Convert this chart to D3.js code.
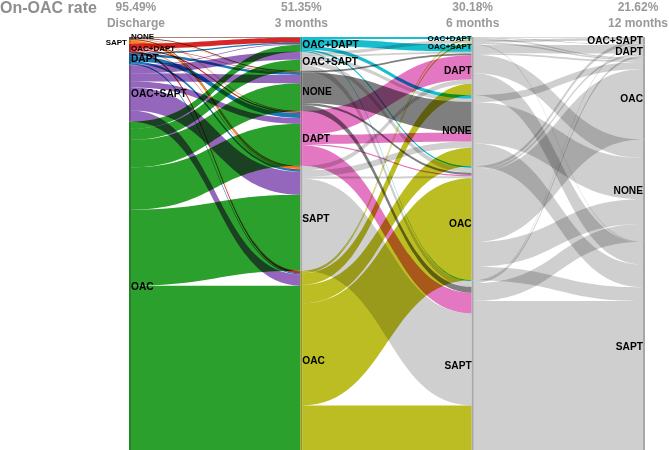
<!DOCTYPE html>
<html>
<head>
<meta charset="utf-8">
<script src="https://cdn.jsdelivr.net/npm/d3@7"></script>
<style>
  html, body { margin: 0; padding: 0; background: #fff; }
  svg { display: block; font-family: "Liberation Sans", Arial, sans-serif; }
  .flow { mix-blend-mode: multiply; }
</style>
</head>
<body>
<svg id="chart" width="669" height="450"></svg>
<script>
// ---------------- data ----------------
const stages = ["Discharge", "3 months", "6 months", "12 months"];
const rateLabels = ["95.49%", "51.35%", "30.18%", "21.62%"];
const titleText = "On-OAC rate";
const categories = ["NONE", "SAPT", "OAC+DAPT", "DAPT", "OAC+SAPT", "OAC"];

// rows = source category, columns = target category (order of `categories`)
const flowsDischargeTo3m = [
  [2, 2, 2, 1, 0, 0],
  [1, 6, 0, 1, 0, 1],
  [1, 1, 12, 3, 0, 5],
  [6, 5, 3, 12, 0, 3],
  [20, 56, 2, 14, 19, 27],
  [67, 184, 17, 102, 27, 398]
];
const flows3mTo6m = [
  [74, 14, 0, 4, 0, 5],
  [15, 223, 0, 11, 0, 5],
  [8, 2, 5, 17, 0, 4],
  [22, 50, 0, 58, 0, 3],
  [8, 14, 0, 4, 8, 12],
  [45, 108, 2, 28, 4, 247]
];
const flows6mTo12m = [
  [100, 55, 0, 0, 0, 17],
  [43, 361, 0, 5, 2, 0],
  [0, 0, 0, 2, 2, 3],
  [45, 53, 0, 20, 0, 4],
  [0, 2, 0, 0, 6, 4],
  [60, 33, 0, 5, 8, 170]
];

// ---------------- styles ----------------
const lightGray = "#cfcfcf";
const stageColors = [
  {"NONE": "#8c564b", "SAPT": "#ff7f0e", "OAC+DAPT": "#d62728", "DAPT": "#1f77b4", "OAC+SAPT": "#9467bd", "OAC": "#2ca02c"},
  {"NONE": "#7f7f7f", "SAPT": lightGray, "OAC+DAPT": "#17becf", "DAPT": "#e377c2", "OAC+SAPT": lightGray, "OAC": "#bcbd22"},
  {},
  {}
];
const colorOf = (s, c) => stageColors[s][c] || lightGray;

// ---------------- layout ----------------
const matrices = [flowsDischargeTo3m, flows3mTo6m, flows6mTo12m];
const svg = d3.select("#chart");
const W = 669, H = 450;
const x = d3.scalePoint().domain(stages).range([130, 644]);
const total = d3.sum(flowsDischargeTo3m.flat());
const y = d3.scaleLinear().domain([0, total]).range([37, 450]);

const nodeValues = stages.map((s, si) => {
  const vals = {};
  categories.forEach((c, ci) => {
    vals[c] = si === 0
      ? d3.sum(matrices[0][ci])
      : d3.sum(matrices[si - 1].map(r => r[ci]));
  });
  return vals;
});

const nodes = stages.map((s, si) => {
  const list = categories.filter(c => nodeValues[si][c] > 0)
    .map(c => ({stage: si, cat: c, value: nodeValues[si][c]}))
    .sort((a, b) => a.value - b.value);
  let acc = 0;
  list.forEach((n, i) => { n.order = i; n.v0 = acc; acc += n.value; n.v1 = acc; });
  return list;
});
const nodeOf = (si, c) => nodes[si].find(n => n.cat === c);

const links = [];
matrices.forEach((m, si) => {
  m.forEach((row, a) => row.forEach((v, b) => {
    if (v > 0) links.push({stage: si, source: nodeOf(si, categories[a]), target: nodeOf(si + 1, categories[b]), value: v});
  }));
});
nodes.forEach(col => col.forEach(n => {
  const out = links.filter(l => l.source === n).sort((a, b) => a.target.order - b.target.order);
  let acc = n.v0;
  out.forEach(l => { l.s0 = acc; acc += l.value; l.s1 = acc; });
  const inc = links.filter(l => l.target === n).sort((a, b) => a.source.order - b.source.order);
  acc = n.v0;
  inc.forEach(l => { l.t0 = acc; acc += l.value; l.t1 = acc; });
}));

function ribbon(l) {
  const x0 = x(stages[l.stage]) + 1, x1 = x(stages[l.stage + 1]) - 1;
  const xm = (x0 + x1) / 2;
  const a0 = y(l.s0), a1 = y(l.s1), b0 = y(l.t0), b1 = y(l.t1);
  return `M${x0},${a0}C${xm},${a0} ${xm},${b0} ${x1},${b0}` +
         `L${x1},${b1}C${xm},${b1} ${xm},${a1} ${x0},${a1}Z`;
}

// ---------------- draw ----------------
const gFlows = svg.append("g").style("isolation", "isolate");
gFlows.selectAll("path").data(links).join("path")
  .attr("class", "flow")
  .attr("d", ribbon)
  .attr("fill", l => colorOf(l.stage, l.source.cat));

svg.append("g").selectAll("rect").data(nodes.flat()).join("rect")
  .attr("x", n => x(stages[n.stage]) - 1)
  .attr("width", 2)
  .attr("y", n => y(n.v0))
  .attr("height", n => y(n.v1) - y(n.v0))
  .attr("fill", n => d3.color(colorOf(n.stage, n.cat)).darker(0.6));

const gLabels = svg.append("g").attr("font-weight", "bold").attr("fill", "#000");
nodes.forEach((col, si) => {
  let prevRight = -Infinity, prevLeft = -Infinity;
  col.forEach((n, i) => {
    const h = y(n.v1) - y(n.v0);
    const fs = (si < 3 && h < 10) ? 8 : 10.2;
    let left = si >= 2;
    if (si === 0 && i > 0 && h < 5 && (y(col[i - 1].v1) - y(col[i - 1].v0)) < 5) left = true;
    let cy = (y(n.v0) + y(n.v1)) / 2;
    if (left) { cy = Math.max(cy, prevLeft + fs); prevLeft = cy; }
    else { cy = Math.max(cy, prevRight + fs); prevRight = cy; }
    if (si === 0 && i === 0) cy -= 2;
    const cx = x(stages[si]);
    gLabels.append("text")
      .attr("x", left ? cx - (si === 0 ? 3 : 1) : cx + 1)
      .attr("y", cy)
      .attr("dy", "0.36em")
      .attr("text-anchor", left ? "end" : "start")
      .attr("font-size", fs)
      .text(n.cat);
  });
});

// header
const title = svg.append("text").attr("x", 0).attr("y", 13)
  .attr("font-size", 16).attr("font-weight", "bold").attr("fill", "#8e8e8e")
  .text(titleText);
const titleEnd = title.node().getComputedTextLength() + 10;
const gHead = svg.append("g").attr("font-weight", "bold").attr("fill", "#999")
  .attr("font-size", 12).attr("text-anchor", "middle");
stages.forEach((s, i) => {
  const t1 = gHead.append("text").attr("y", 10.5).text(rateLabels[i]);
  const t2 = gHead.append("text").attr("y", 27).text(s);
  const w = Math.max(t1.node().getComputedTextLength(), t2.node().getComputedTextLength());
  let cx = x(s);
  cx = Math.max(cx, titleEnd + w / 2);
  cx = Math.min(cx, W - 1 - w / 2);
  t1.attr("x", cx);
  t2.attr("x", cx);
});
</script>
</body>
</html>
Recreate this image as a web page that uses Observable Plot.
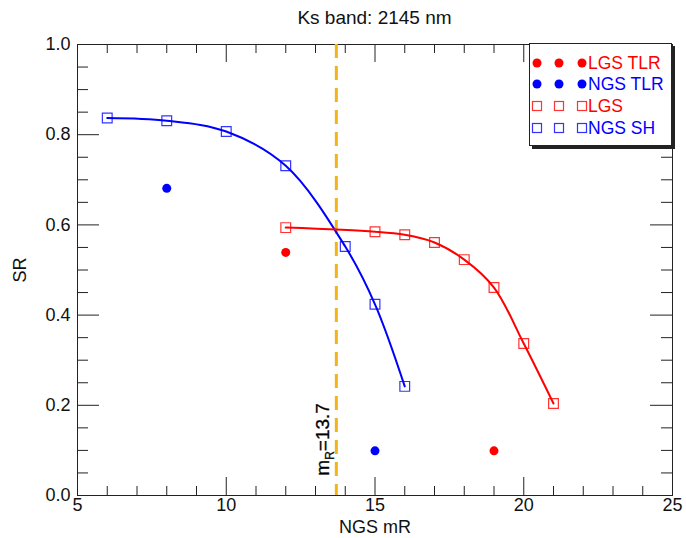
<!DOCTYPE html>
<html>
<head>
<meta charset="utf-8">
<script src="https://cdn.jsdelivr.net/npm/d3@7"></script>
<script src="https://cdn.jsdelivr.net/npm/@observablehq/plot@0.6"></script>
<style>
  html, body { margin: 0; padding: 0; background: #fff; }
  #wrap { position: relative; width: 686px; height: 538px; font-family: "Liberation Sans", Arial, Helvetica, sans-serif; }
  #title { position: absolute; left: 77px; top: 7px; width: 595px; text-align: center; font-size: 19px; line-height: 22px; color: #111; }
  #legend { position: absolute; left: 529px; top: 43px; width: 143px; height: 103px; box-sizing: border-box;
            border: 1px solid #222; background: #fff; box-shadow: 3px 3px 0 #222; }
  #chart { position: absolute; left: 0; top: 0; }
</style>
</head>
<body>
<div id="wrap">
  <div id="chart"></div>
  <div id="title"></div>
  <div id="legend"></div>
</div>
<script>
// ---- data ----
const ngsShX = [6, 8, 10, 12, 14, 15, 16];
const ngsShY = [0.837, 0.831, 0.807, 0.731, 0.552, 0.424, 0.242];
const lgsX = [12, 15, 16, 17, 18, 19, 20, 21];
const lgsY = [0.594, 0.585, 0.578, 0.561, 0.523, 0.461, 0.337, 0.204];
const ngsTlrX = [8, 15];
const ngsTlrY = [0.681, 0.099];
const lgsTlrX = [12, 19];
const lgsTlrY = [0.539, 0.099];
const mRValue = 13.7;
const mRText = "mR=13.7";
const xMajor = [5, 10, 15, 20, 25];
const xMinor = [6, 7, 8, 9, 11, 12, 13, 14, 16, 17, 18, 19, 21, 22, 23, 24];
const yMajor = [0.0, 0.2, 0.4, 0.6, 0.8, 1.0];
const yMinor = [0.05, 0.1, 0.15, 0.25, 0.3, 0.35, 0.45, 0.5, 0.55, 0.65, 0.7, 0.75, 0.85, 0.9, 0.95];
const legendLabels = ["LGS TLR", "NGS TLR", "LGS", "NGS SH"];
const legendColors = ["#ff0000", "#0000ff", "#ff0000", "#0000ff"];
const legendShapes = ["dot", "dot", "square", "square"];
const titleText = "Ks band: 2145 nm";
const xLabel = "NGS mR";
const yLabel = "SR";

// ---- tables ----
const ngsSh = ngsShX.map((x, i) => ({x, y: ngsShY[i]}));
const lgs = lgsX.map((x, i) => ({x, y: lgsY[i]}));
const ngsTlr = ngsTlrX.map((x, i) => ({x, y: ngsTlrY[i]}));
const lgsTlr = lgsTlrX.map((x, i) => ({x, y: lgsTlrY[i]}));

const W = 686, H = 538, mL = 77, mR = 14, mT = 44, mB = 43;
const pw = W - mL - mR, ph = H - mT - mB;
const RED = "#ff0000", BLUE = "#0000ff", GOLD = "#f2b418", INK = "#222";

const plot = Plot.plot({
  width: W, height: H,
  marginLeft: mL, marginRight: mR, marginTop: mT, marginBottom: mB,
  style: {fontFamily: "Liberation Sans, Arial, Helvetica, sans-serif", fontSize: "18px", color: "#111", background: "#fff"},
  x: {domain: [5, 25]},
  y: {domain: [0, 1]},
  marks: [
    // ticks (inward), bottom/top/left/right
    Plot.ruleX(xMajor, {x: d => d, insetTop: ph - 18, stroke: INK}),
    Plot.ruleX(xMajor, {x: d => d, insetBottom: ph - 18, stroke: INK}),
    Plot.ruleX(xMinor, {x: d => d, insetTop: ph - 9, stroke: INK}),
    Plot.ruleX(xMinor, {x: d => d, insetBottom: ph - 9, stroke: INK}),
    Plot.ruleY(yMajor, {y: d => d, insetRight: pw - 22, stroke: INK}),
    Plot.ruleY(yMajor, {y: d => d, insetLeft: pw - 22, stroke: INK}),
    Plot.ruleY(yMinor, {y: d => d, insetRight: pw - 11, stroke: INK}),
    Plot.ruleY(yMinor, {y: d => d, insetLeft: pw - 11, stroke: INK}),
    Plot.axisX(xMajor, {tickSize: 0, tickPadding: 3, tickFormat: d3.format("d"),
      label: xLabel, labelAnchor: "center", labelOffset: 37, labelArrow: "none", fontSize: 18}),
    Plot.axisY(yMajor, {tickSize: 0, tickPadding: 7, tickFormat: d3.format(".1f"),
      label: yLabel, labelAnchor: "center", labelOffset: 64, labelArrow: "none", fontSize: 18}),
    Plot.frame({stroke: INK}),
    // vertical m_R line
    Plot.ruleX([mRValue], {x: d => d, stroke: GOLD, strokeWidth: 3, strokeDasharray: "14,8"}),
    Plot.text([mRText], {x: mRValue, y: 0.044, text: d => d, rotate: -90, textAnchor: "start",
      dx: -13, fontSize: 19, fill: "#000", stroke: "#000", strokeWidth: 0.3}),
    // fitted curves
    Plot.line(ngsSh, {x: "x", y: "y", stroke: BLUE, strokeWidth: 2, curve: "catmull-rom"}),
    Plot.line(lgs, {x: "x", y: "y", stroke: RED, strokeWidth: 2, curve: "catmull-rom"}),
    // squares
    Plot.dot(ngsSh, {x: "x", y: "y", symbol: "square", r: 5.5, stroke: BLUE, strokeOpacity: 0.8, strokeWidth: 1.2, fill: "none"}),
    Plot.dot(lgs, {x: "x", y: "y", symbol: "square", r: 5.5, stroke: RED, strokeOpacity: 0.8, strokeWidth: 1.2, fill: "none"}),
    // TLR dots
    Plot.dot(ngsTlr, {x: "x", y: "y", r: 4.5, fill: BLUE, stroke: "none"}),
    Plot.dot(lgsTlr, {x: "x", y: "y", r: 4.5, fill: RED, stroke: "none"})
  ]
});
document.getElementById("chart").appendChild(plot);
document.getElementById("title").textContent = titleText;

// subscript in m_R label
for (const t of plot.querySelectorAll("text")) {
  if (t.textContent === mRText) {
    const sub = mRText.slice(1, 2), rest = mRText.slice(2);
    t.textContent = mRText.slice(0, 1);
    const ns = "http://www.w3.org/2000/svg";
    const s1 = document.createElementNS(ns, "tspan");
    s1.setAttribute("dy", "5"); s1.setAttribute("font-size", "12"); s1.textContent = sub;
    const s2 = document.createElementNS(ns, "tspan");
    s2.setAttribute("dy", "-5"); s2.textContent = rest;
    t.appendChild(s1); t.appendChild(s2);
  }
}

// legend
const lg = d3.select("#legend").append("svg").attr("width", 141).attr("height", 101)
  .style("font-family", "Liberation Sans, Arial, Helvetica, sans-serif").style("font-size", "17.5px");
const rowsY = [19, 40, 62, 84];
legendLabels.forEach((lab, i) => {
  const c = legendColors[i];
  [7, 29, 52].forEach(x => {
    if (legendShapes[i] === "dot") lg.append("circle").attr("cx", x).attr("cy", rowsY[i]).attr("r", 4.5).attr("fill", c);
    else lg.append("rect").attr("x", x - 4.5).attr("y", rowsY[i] - 4.5).attr("width", 9).attr("height", 9)
      .attr("fill", "none").attr("stroke", c).attr("stroke-opacity", 0.8).attr("stroke-width", 1.2);
  });
  lg.append("text").attr("x", 58).attr("y", rowsY[i]).attr("dy", "0.36em").attr("fill", c).text(lab);
});
</script>
</body>
</html>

········

- [GOAL OF THE EXERCISE]: Copy out all lines from the material above that contain the string "chart".

- [SOLUTION FOR THIS EXERCISE]:
Convert this chart to D3.js code.
<svg id="chart" width="669" height="450"></svg>
const svg = d3.select("#chart");
  #chart { position: absolute; left: 0; top: 0; }
  <div id="chart"></div>
document.getElementById("chart").appendChild(plot);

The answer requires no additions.